1. Shitty days aren’t so shitty.
If you’re stuck riding a surfboard made for “good” waves, chances are good that there are going to be a lot of days where you leave the water frustrated. “Good” waves aren’t all that common, for the most part. But on those days where the forecast reads 1-2 foot, you’re still stoked.

2. It’ll make you a better surfer.
Longboarding is a good way to figure out wave mechanics. Since everything is a little more drawn out, you need to predict what the wave is going to do sooner than you’d have to if you were riding a shortboard. Understanding what a wave is going to do down the line will inevitably help out when the waves get good enough to ride a shortboard again.


3. You’ll have more friends.
In a lot of places, shortboarders and longboarders tend to stick together. It’s not all that often you’ll see a group that includes both. But if you surf in the same place often enough, you’re going to start making friends with people out there. Riding a longboard makes it a little easier to talk to the older guys on them, and they’re the ones with the stories worth listening to.

4. You’ll get way more waves.
Everyone wants more waves. On a longboard, you get more waves.

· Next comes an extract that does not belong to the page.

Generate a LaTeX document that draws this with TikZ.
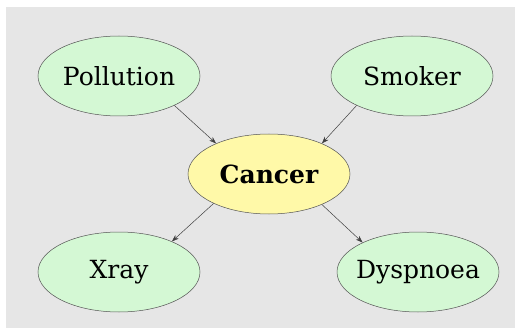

It’s that simple. Waves that you wouldn’t even consider paddling for on a shortboard become waves that you’re ridiculously excited about. Waves that you would have considered shitty are no longer shitty. Your wave count skyrockets, and you end up being a happier person.

5. Variety is the spice of life.
If you ate chicken every single day for the rest of your life, you’d get bored of chicken. Sure, you might get really good at eating chicken, but every now and then, a pork chop tastes pretty damn good. Longboarding and shortboarding are very different things, and learning something new will give you something else to get excited about.